Ask yourself: Do these tools give more than they take? The answer will depend on how you use them. I know people, myself included, who will consciously choose when to not use navigation apps. Some of the time I want to know I still have a sense of direction.

As companies seek to automate more work, many people won't have the choice themselves. For example, if you're an Uber driver you a different choice landscape. Uber wants navigation to run non-stop to shave minutes off each ride. Passengers want transparency and predictability—a standard which has emerged alongside the technology. The predictability of rideshare apps utterly spoils us compared to the unpredictable variables of hailing a cab. It's hard to imagine reverting to a time when each driver's whims determined your route.

You have to think about generative AI systems as potentially being turn-by-turn directions for all your cognition. But it doesn't necessarily follow that you should follow every instruction. If AI is designed to make life easier, we have to get more skilled at identifying when life should be harder.

How will using AI impact how motivated we are? We know that people who are happy to seek discomfort achieve more: they take more risks, engage more, and open themselves to facing new and uncomfortable information.

Feeling uncomfortable is a sign that you are learning. By actively seeking that uncomfortable feeling—rather than trying to avoid it—you learn more. An extended mind type of metacognition can speak to you at the optimal moment: "hey, remember that moderate emotional discomfort is a signal that you’re developing as a person." Perhaps a complementary artifact can be a metacognitive AI that nudges you to be aware that feeling uncomfortable is a signal you are learning before you even know you are learning.

Along with learning how to prompt and engage with AI we also need to learn to be alert for how it changes motivation. You might begin to notice that the process of back-and-forth prompting can help you stay in a problem longer, keeping you curious for longer. Or you may find yourself going around in circles, probing the machine in the hopes that a magic insight happens. At that point, ask yourself if it's because you're using AI more as a crutch than a partner, indulging in a kind of AI-induced wishful thinking. A competitive artifact might arise: we may accept a mind for our mind that shows us when we over-rely on AI.

Today AI remains something we outsource our thinking to as an external extended mind. But we may not be far from a future where the extended mind shifts to be internal. Neural implants are developing rapidly—it's astonishing that machines can be placed in people's brains and interpret and react to thoughts. People who are paralyzed or otherwise locked into their minds can now communicate via these advanced neural implants.

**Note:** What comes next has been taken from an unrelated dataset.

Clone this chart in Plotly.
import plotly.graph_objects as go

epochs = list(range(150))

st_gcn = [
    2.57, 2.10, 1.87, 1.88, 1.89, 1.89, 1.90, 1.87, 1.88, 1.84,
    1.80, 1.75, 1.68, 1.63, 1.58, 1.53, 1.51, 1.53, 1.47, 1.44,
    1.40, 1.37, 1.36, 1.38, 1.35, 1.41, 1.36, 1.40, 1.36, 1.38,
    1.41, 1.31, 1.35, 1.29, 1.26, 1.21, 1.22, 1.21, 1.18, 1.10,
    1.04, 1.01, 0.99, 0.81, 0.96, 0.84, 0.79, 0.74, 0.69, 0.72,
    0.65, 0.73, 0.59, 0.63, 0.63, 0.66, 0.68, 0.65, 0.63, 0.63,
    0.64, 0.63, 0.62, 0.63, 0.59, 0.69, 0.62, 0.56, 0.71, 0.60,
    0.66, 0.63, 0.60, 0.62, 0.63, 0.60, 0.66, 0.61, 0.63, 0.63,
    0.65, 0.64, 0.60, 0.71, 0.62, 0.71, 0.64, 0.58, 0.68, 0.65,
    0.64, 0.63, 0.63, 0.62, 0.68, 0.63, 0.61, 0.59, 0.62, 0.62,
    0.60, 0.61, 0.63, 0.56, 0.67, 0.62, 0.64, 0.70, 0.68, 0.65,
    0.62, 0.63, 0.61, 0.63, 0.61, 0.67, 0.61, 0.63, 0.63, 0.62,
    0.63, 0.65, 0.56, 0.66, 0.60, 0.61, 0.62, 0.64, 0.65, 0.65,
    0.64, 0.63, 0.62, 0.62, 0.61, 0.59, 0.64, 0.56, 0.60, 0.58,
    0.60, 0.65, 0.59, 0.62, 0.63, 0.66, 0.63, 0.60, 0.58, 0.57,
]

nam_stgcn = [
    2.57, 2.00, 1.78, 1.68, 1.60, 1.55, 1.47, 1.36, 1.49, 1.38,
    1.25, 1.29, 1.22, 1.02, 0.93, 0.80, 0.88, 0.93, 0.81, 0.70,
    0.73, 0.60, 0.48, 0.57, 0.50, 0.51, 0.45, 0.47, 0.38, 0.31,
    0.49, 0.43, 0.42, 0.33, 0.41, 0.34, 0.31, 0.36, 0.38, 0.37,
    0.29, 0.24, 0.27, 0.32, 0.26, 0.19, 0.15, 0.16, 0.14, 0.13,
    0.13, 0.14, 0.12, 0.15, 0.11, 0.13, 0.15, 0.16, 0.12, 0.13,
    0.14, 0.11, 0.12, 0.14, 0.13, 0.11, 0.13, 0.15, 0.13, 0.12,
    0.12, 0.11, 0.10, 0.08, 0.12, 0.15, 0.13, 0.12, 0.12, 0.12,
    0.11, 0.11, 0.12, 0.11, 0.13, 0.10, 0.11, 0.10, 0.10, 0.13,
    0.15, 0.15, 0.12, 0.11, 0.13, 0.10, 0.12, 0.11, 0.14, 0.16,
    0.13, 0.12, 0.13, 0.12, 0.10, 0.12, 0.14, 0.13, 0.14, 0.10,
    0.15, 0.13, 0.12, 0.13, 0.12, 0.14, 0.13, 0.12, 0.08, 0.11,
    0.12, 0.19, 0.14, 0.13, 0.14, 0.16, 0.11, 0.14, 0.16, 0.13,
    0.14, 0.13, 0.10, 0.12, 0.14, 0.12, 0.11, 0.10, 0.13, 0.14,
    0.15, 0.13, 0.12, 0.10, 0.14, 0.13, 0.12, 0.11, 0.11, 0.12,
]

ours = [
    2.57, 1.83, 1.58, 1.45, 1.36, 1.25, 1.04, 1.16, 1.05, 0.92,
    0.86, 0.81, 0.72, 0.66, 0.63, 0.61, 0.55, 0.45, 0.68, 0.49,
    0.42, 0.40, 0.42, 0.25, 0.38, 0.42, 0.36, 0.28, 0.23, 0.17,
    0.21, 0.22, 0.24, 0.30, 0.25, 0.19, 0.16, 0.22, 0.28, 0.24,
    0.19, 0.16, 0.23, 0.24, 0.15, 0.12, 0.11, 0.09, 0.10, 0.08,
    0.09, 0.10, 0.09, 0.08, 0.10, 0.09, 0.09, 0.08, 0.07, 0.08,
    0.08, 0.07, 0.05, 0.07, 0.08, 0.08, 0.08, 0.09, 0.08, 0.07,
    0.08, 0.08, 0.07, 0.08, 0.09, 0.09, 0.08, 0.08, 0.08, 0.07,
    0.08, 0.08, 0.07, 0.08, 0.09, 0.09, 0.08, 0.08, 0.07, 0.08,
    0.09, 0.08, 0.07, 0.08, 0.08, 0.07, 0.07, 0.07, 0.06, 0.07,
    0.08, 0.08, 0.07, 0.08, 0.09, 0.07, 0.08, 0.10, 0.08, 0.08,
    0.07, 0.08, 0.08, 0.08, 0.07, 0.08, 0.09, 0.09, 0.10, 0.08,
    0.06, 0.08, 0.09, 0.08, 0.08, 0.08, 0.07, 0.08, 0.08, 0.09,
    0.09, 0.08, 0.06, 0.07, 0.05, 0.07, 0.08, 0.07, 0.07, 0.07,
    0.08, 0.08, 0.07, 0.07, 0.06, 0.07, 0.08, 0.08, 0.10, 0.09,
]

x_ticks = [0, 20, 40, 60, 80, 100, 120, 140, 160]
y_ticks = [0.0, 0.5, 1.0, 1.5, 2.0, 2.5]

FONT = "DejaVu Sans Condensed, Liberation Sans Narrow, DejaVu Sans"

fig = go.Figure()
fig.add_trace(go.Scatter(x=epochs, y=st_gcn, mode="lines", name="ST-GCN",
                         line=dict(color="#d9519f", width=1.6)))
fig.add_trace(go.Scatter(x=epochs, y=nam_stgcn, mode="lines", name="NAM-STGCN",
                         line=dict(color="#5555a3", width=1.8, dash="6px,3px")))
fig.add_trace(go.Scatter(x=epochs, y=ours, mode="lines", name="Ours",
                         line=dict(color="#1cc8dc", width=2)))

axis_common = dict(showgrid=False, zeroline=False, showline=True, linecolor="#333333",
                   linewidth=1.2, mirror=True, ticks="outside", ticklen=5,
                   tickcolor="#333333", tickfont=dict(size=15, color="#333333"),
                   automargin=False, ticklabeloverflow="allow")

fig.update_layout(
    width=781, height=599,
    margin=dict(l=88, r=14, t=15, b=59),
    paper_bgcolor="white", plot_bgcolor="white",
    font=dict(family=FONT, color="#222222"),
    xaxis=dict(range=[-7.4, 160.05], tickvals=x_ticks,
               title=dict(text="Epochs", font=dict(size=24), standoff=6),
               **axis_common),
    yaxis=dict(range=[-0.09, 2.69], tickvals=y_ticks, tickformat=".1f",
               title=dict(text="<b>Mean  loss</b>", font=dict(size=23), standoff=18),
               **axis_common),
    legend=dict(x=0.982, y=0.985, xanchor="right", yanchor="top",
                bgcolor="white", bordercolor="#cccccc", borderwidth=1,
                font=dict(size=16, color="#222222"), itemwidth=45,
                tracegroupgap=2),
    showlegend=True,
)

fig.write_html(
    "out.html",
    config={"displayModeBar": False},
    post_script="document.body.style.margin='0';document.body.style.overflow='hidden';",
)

It's still early days, but it's conceivable to envision a mind for our minds that is embedded and integrated with the wetware of our brains. This raises a myriad of questions and possibilities. Would an extended, internal mind serve as a competitive or complementary artifact to our existing cognitive capabilities? Could we have the agency to determine how it might enhance our cognition, defining the boundaries of what we'd be left with if it were ever removed? Moreover, would we even possess the ability to discern the extent of its influence on our thought processes?

In the future, as AI advances and becomes more seamlessly integrated with our minds, the boundaries between our biological cognition and artificial enhancements may become increasingly blurred. This raises profound questions about the nature of the self, agency, and identity. Will we still consider ourselves as singular, autonomous entities, or will we embrace a more fluid and distributed notion of the self that encompasses both our biological and artificial cognitive components?

The future of the extended mind is not a fixed destination but an ongoing journey that requires our active participation and reflection as we redefine what it means to be human in an age of artificial intelligence.